Monday, February 3, 2014

Chelius Clifton Benefield (1867-1951)

From the Official and Statistical Register of Mississippi, 1912 edition.

   A successful businessman and political figure who made his home in both Tennessee and Mississippi, Chelius Clifton Benefield reached his highest degree of political prominence in 1911 when he won election as one of Pontotoc County's representatives to the Mississippi State Legislature. One of nine children born to William Hardy and Mary Hill Benefield, Chelius Clifton Benefield's birth occurred in the town of Trion, Georgia on October 17, 1867. He attended schools local to the area of his birth and later went on to study at the Terrell College in Texas.
   Both before and after his time at college Benefield spent time teaching school, being employed at various schools in Texas, Tennessee, and Georgia for a period of about ten years. He married in Tennessee on Independence Day 1894 to Ms. Belle Woodlee (1871-1953), to whom he was married for nearly sixty years. Their long marriage saw the birth of seven children, who are listed as follows: Myrtle May (born 1895), Bessie Bell (born 1896), Ralph Clinton (1899-1983), Glidden Ross (1902-1994), Tennie Alma (1905-1942), Chelius Clifton Jr. (1907-1921) and Mary Lucille Benefield DeBock (1909-1990).
   In the late 1890s, Benefield undertook a career change and began learning the art of surveying, subsequently becoming County Surveyor for the county of Warren in Tennessee, serving in this capacity from 1899-1903. Around this same time, Benefield began making his name known through various business endeavors in and around the Crossville, Tennessee area, including a stint as superintendent of the Tennessee Coal and Lumber Company. He was later instrumental in the founding of the Southern Land and Investment Company (serving as its General Manager) and occupied similar executive positions at the Monarch Coal Mining Company and the Crossville Lumber Company.
   Politics first beckoned to Chelius C. Benefield during his residency in Tennessee, and in 1896 received the nomination for the state senate from the county of Georgia. The Notable Men of Tennessee notes that he "declined the honor", and for next decade and a half had little involvement in political affairs. He later left Tennessee and removed with his family to Mississippi, where in November 1911 he won election to the state House of Representatives from Pontotoc County. Taking office at the start of the 1912 legislative session, Benefield was named to the house committees on Education, the Constitution, Engrossed Bills and also chaired the house committee on Contingent Expenses.
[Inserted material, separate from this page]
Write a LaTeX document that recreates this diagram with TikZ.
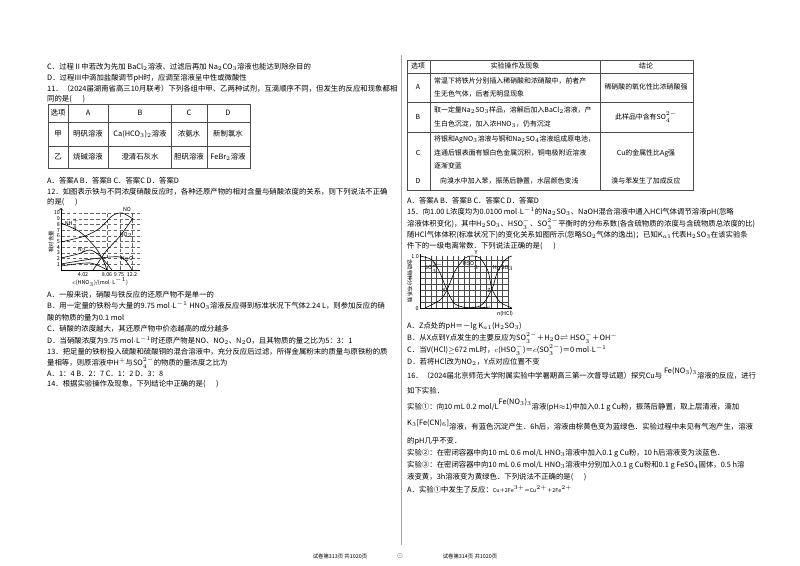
\documentclass[tikz,border=0pt]{standalone}
\usepackage{fontspec}
\setmainfont{Noto Sans CJK SC}
\newcommand{\fs}{\fontsize{6.3}{7.5}\selectfont}
\newcommand{\fst}{\fontsize{5.9}{7}\selectfont}
\newcommand{\fss}{\fontsize{4.6}{5.5}\selectfont}
\tikzset{t/.style={anchor=west,inner sep=0pt,font=\fs,text height=4.5pt,text depth=1pt},
c/.style={inner sep=0pt,font=\fs,text height=4.5pt,text depth=1pt},
tt/.style={t,font=\fst},ct/.style={c,font=\fst},
tl/.style={line width=0.5pt,draw=black!70},
gr/.style={densely dashed,line width=0.3pt,draw=black!60},
cv/.style={line width=0.5pt,smooth}}
\begin{document}
\begin{tikzpicture}[x=0.03cm,y=-0.03cm]
\useasboundingbox (0,0) rectangle (800,566);
\fill[white] (0,0) rectangle (800,566);
\draw[black!35,line width=0.6pt] (401,55) -- (401,545);
% left column
\node[t] (l1) at (47,67) {C．过程Ⅱ中若改为先加 BaCl$_2$溶液、过滤后再加 Na$_2$CO$_3$溶液也能达到除杂目的};
\node[t] (l2) at (47,78) {D．过程Ⅲ中滴加盐酸调节pH时，应调至溶液呈中性或微酸性};
\node[t] (l3) at (47,89) {11．（2024届湖南省高三10月联考）下列各组中甲、乙两种试剂，互滴顺序不同，但发生的反应和现象都相};
\node[t] (l4) at (47,99) {同的是(\quad\ \ )};
\draw[tl] (48,104) rectangle (250,168);
\foreach \y in {122,146} \draw[tl] (48,\y) -- (250,\y);
\foreach \x in {68,108,171,207} \draw[tl] (\x,104) -- (\x,168);
\node[c] at (58,113) {选项}; \node[c] at (88,113) {A}; \node[c] at (140,113) {B}; \node[c] at (189,113) {C}; \node[c] at (228,113) {D};
\node[c] at (58,134) {甲}; \node[c] at (88,134) {明矾溶液}; \node[c] at (140,134) {Ca(HCO$_3$)$_2$溶液}; \node[c] at (189,134) {浓氨水}; \node[c] at (228,134) {新制氯水};
\node[c] at (58,157) {乙}; \node[c] at (88,157) {烧碱溶液}; \node[c] at (140,157) {澄清石灰水}; \node[c] at (189,157) {胆矾溶液}; \node[c] at (228,157) {FeBr$_2$溶液};
\node[t] at (47,181) {A．答案A B．答案B C．答案C D．答案D};
\node[t] at (47,192) {12．如图表示铁与不同浓度硝酸反应时，各种还原产物的相对含量与硝酸浓度的关系，则下列说法不正确};
\node[t] at (47,202) {的是(\quad\ \ )};
% chart 12
\foreach \v in {1,...,10} {\draw[gr] (61,270-5.7*\v) -- (140,270-5.7*\v);
 \node[inner sep=0pt,font=\fss,anchor=east] at (60,270-5.7*\v) {\v};}
\foreach \x in {107,120,132} \draw[gr] (\x,270) -- (\x,213);
\draw[line width=0.6pt,->] (61,270) -- (61,208);
\draw[line width=0.6pt] (61,270) -- (140,270);
\node[inner sep=0pt,font=\fss,rotate=90] at (51,242) {相对含量};
\node[inner sep=0pt,font=\fss] at (83,275) {4.02};
\node[inner sep=0pt,font=\fss] at (107,275) {8.06};
\node[inner sep=0pt,font=\fss] at (119,275) {9.75};
\node[inner sep=0pt,font=\fss] at (132,275) {12.2};
\node[inner sep=0pt,font=\fss] at (100,282) {$c$(HNO$_3$)/(mol$\cdot$L$^{-1}$)};
\draw[cv] plot coordinates {(61,242) (85,236) (100,228) (112,216) (122,213) (133,219)};
\draw[cv] plot coordinates {(61,223) (80,232) (95,247) (103,260) (107,270)};
\draw[cv] plot coordinates {(93,270) (100,260) (107,250) (120,236) (133,218)};
\draw[cv] plot coordinates {(61,258) (78,254) (90,250) (100,256) (112,270)};
\draw[cv] plot coordinates {(61,264) (85,260) (110,257) (123,258) (132,270)};
\draw[cv] plot coordinates {(61,266) (90,263) (107,270)};
\node[inner sep=0pt,font=\fss] at (127,210) {NO};
\node[inner sep=0pt,font=\fss] at (72,224) {NH$_4^+$};
\node[inner sep=0pt,font=\fss] at (126,235) {NO$_2$};
\node[inner sep=0pt,font=\fss] at (82,250) {N$_2$};
\node[inner sep=0pt,font=\fss] at (127,259) {N$_2$O};
\node[t] at (47,295) {A．一般来说，硝酸与铁反应的还原产物不是单一的};
\node[t] at (47,306) {B．用一定量的铁粉与大量的9.75 mol$\cdot$L$^{-1}$ HNO$_3$溶液反应得到标准状况下气体2.24 L，则参加反应的硝};
\node[t] at (47,318) {酸的物质的量为0.1 mol};
\node[t] at (47,329) {C．硝酸的浓度越大，其还原产物中价态越高的成分越多};
\node[t] at (47,341) {D．当硝酸浓度为9.75 mol$\cdot$L$^{-1}$时还原产物是NO、NO$_2$、N$_2$O，且其物质的量之比为5：3：1};
\node[t] at (47,352) {13．把足量的铁粉投入硫酸和硫酸铜的混合溶液中，充分反应后过滤，所得金属粉末的质量与原铁粉的质};
\node[t] at (47,363) {量相等，则原溶液中H$^+$与SO$_4^{2-}$的物质的量浓度之比为};
\node[t] at (47,374) {A．1：4 B．2：7 C．1：2 D．3：8};
\node[t] at (47,384) {14．根据实验操作及现象，下列结论中正确的是(\quad\ \ )};
% right table
\draw[tl] (407,60) rectangle (693,190);
\foreach \y in {73,102,132} \draw[tl] (407,\y) -- (693,\y);
\foreach \x in {430,600} \draw[tl] (\x,60) -- (\x,190);
\node[ct] at (418,66) {选项}; \node[ct] at (515,66) {实验操作及现象}; \node[ct] at (646,66) {结论};
\node[ct] at (418,87) {A}; \node[tt] at (434,81) {常温下将铁片分别插入稀硝酸和浓硝酸中，前者产}; \node[tt] at (434,94) {生无色气体，后者无明显现象};
\node[ct] at (646,87) {稀硝酸的氧化性比浓硝酸强};
\node[ct] at (418,117) {B}; \node[tt] at (434,110) {取一定量Na$_2$SO$_3$样品，溶解后加入BaCl$_2$溶液，产}; \node[tt] at (434,124) {生白色沉淀，加入浓HNO$_3$，仍有沉淀};
\node[ct] at (646,117) {此样品中含有SO$_4^{2-}$};
\node[ct] at (418,153) {C}; \node[tt] at (434,139) {将银和AgNO$_3$溶液与铜和Na$_2$SO$_4$溶液组成原电池，}; \node[tt] at (434,153) {连通后银表面有银白色金属沉积，铜电极附近溶液}; \node[tt] at (434,166) {逐渐变蓝};
\node[ct] at (646,153) {Cu的金属性比Ag强};
\node[ct] at (418,181) {D}; \node[tt] at (440,181) {向溴水中加入苯，振荡后静置，水层颜色变浅};
\node[ct] at (646,181) {溴与苯发生了加成反应};
\node[t] at (407,201) {A．答案A B．答案B C．答案C D．答案D};
\node[t] at (407,212) {15．向1.00 L浓度均为0.0100 mol$\cdot$L$^{-1}$的Na$_2$SO$_3$、NaOH混合溶液中通入HCl气体调节溶液pH(忽略};
\node[t] at (407,224) {溶液体积变化)，其中H$_2$SO$_3$、HSO$_3^-$、SO$_3^{2-}$平衡时的分布系数(各含硫物质的浓度与含硫物质总浓度的比)};
\node[t] at (407,235) {随HCl气体体积(标准状况下)的变化关系如图所示(忽略SO$_2$气体的逸出)；已知K$_{a1}$代表H$_2$SO$_3$在该实验条};
\node[t] at (407,246) {件下的一级电离常数．下列说法正确的是(\quad\ \ )};
% chart 15
\foreach \i in {0,...,16} \draw[black!70,line width=0.3pt] (420+5.5*\i,256) -- (420+5.5*\i,308);
\foreach \j in {0,...,8} \draw[black!70,line width=0.3pt] (420,260+6*\j) -- (508,260+6*\j);
\draw[line width=0.6pt] (420,308) -- (512,308);
\draw[line width=0.6pt] (420,308) -- (420,254);
\draw[cv] plot coordinates {(420,256) (432,260) (440,273) (447,290) (455,304) (470,308) (490,307)};
\draw[cv] plot coordinates {(425,308) (440,300) (447,290) (455,271) (465,258) (472,256) (480,258) (488,271) (492,289) (500,302) (512,308)};
\draw[cv] plot coordinates {(455,308) (480,306) (492,289) (497,273) (505,260) (512,256)};
\node[inner sep=0pt,font=\fss] at (415,257) {1.0};
\node[inner sep=0pt,font=\fss] at (417,309) {0};
\node[inner sep=0pt,font=\fss,rotate=-90] at (410,281) {含硫物种分布系数};
\node[inner sep=0pt,font=\fss] at (434,268) {SO$_3^{2-}$};
\node[inner sep=0pt,font=\fss] at (472,264) {HSO$_3^-$};
\node[inner sep=0pt,font=\fss] at (503,268) {H$_2$SO$_3$};
\node[inner sep=0pt,font=\fss] at (444,291) {X};
\node[inner sep=0pt,font=\fss] at (489,291) {Z};
\node[inner sep=0pt,font=\fss] at (476,253) {Y};
\node[inner sep=0pt,font=\fss] at (505,314) {n(HCl)};
\node[t] at (407,326) {A．Z点处的pH＝－lg K$_{a1}$(H$_2$SO$_3$)};
\node[t] at (407,338) {B．从X点到Y点发生的主要反应为SO$_3^{2-}$＋H$_2$O$\rightleftharpoons$ HSO$_3^-$＋OH$^-$};
\node[t] at (407,350) {C．当V(HCl)$\geq$672 mL时，$c$(HSO$_3^-$)＝$c$(SO$_3^{2-}$)＝0 mol$\cdot$L$^{-1}$};
\node[t] at (407,362) {D．若将HCl改为NO$_2$，Y点对应位置不变};
\node[t] at (407,376) {16．（2024届北京师范大学附属实验中学暑期高三第一次督导试题）探究Cu与 \raisebox{1.2ex}{Fe(NO$_3$)$_3$}溶液的反应，进行};
\node[t] at (407,391) {如下实验．};
\node[t] at (407,407) {实验①：向10 mL 0.2 mol/L\raisebox{1.2ex}{Fe(NO$_3$)$_3$}溶液(pH$\approx$1)中加入0.1 g Cu粉，振荡后静置，取上层清液，滴加};
\node[t] at (407,423) {K$_3$[Fe(CN)$_6$]\raisebox{-1ex}{溶液，有蓝色沉淀产生．6h后，溶液由棕黄色变为蓝绿色．实验过程中未见有气泡产生，溶液}};
\node[t] at (407,441) {的pH几乎不变．};
\node[t] at (407,453) {实验②：在密闭容器中向10 mL 0.6 mol/L HNO$_3$溶液中加入0.1 g Cu粉，10 h后溶液变为淡蓝色．};
\node[t] at (407,465) {实验③：在密闭容器中向10 mL 0.6 mol/L HNO$_3$溶液中分别加入0.1 g Cu粉和0.1 g FeSO$_4$固体，0.5 h溶};
\node[t] at (407,477) {液变黄，3h溶液变为黄绿色．下列说法不正确的是(\quad\ \ )};
\node[t] at (407,490) {A．实验①中发生了反应：{\fss Cu＋2Fe$^{3+}$＝Cu$^{2+}$＋2Fe$^{2+}$}};
% footer
\node[inner sep=0pt,font=\fss] at (340,556) {试卷第313页\ 共1020页};
\node[inner sep=0pt,font=\fss] at (400,556) {$\odot$};
\node[inner sep=0pt,font=\fss] at (470,556) {试卷第314页\ 共1020页};
\end{tikzpicture}
\end{document}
                               From the Notable Men of Tennessee, Personal and Genealogical, Volume 1, 1905.

    Little is known of Chelius Benefield's life following the conclusion of his term in 1914. At some point between 1914 and 1921, he removed with his family to Tehama County, California, where he would reside for many years afterward. Chelius and Belle Benefield experienced personal tragedy in November 1921 with the death of their fourteen-year-old son Chelius Benefield Jr., who lost his life in a school bus-train collision near Proberta, California while on the way to the Red Bluff Union High School. Young Benefield was one of fourteen schoolchildren who lost their lives in the accident, which received significant coverage in the December 10, 1921 edition of the Sausalito News.
  Chelius Clifton Benefield died at the age of 83 in Butte, California on August 5, 1951, and was interred at the Oak Hill Cemetery in Red Bluff, California, where his son was laid to rest three decades earlier. Belle Benefield survived her husband by two years, and following her death in 1953 was interred at the same cemetery as her husband and son.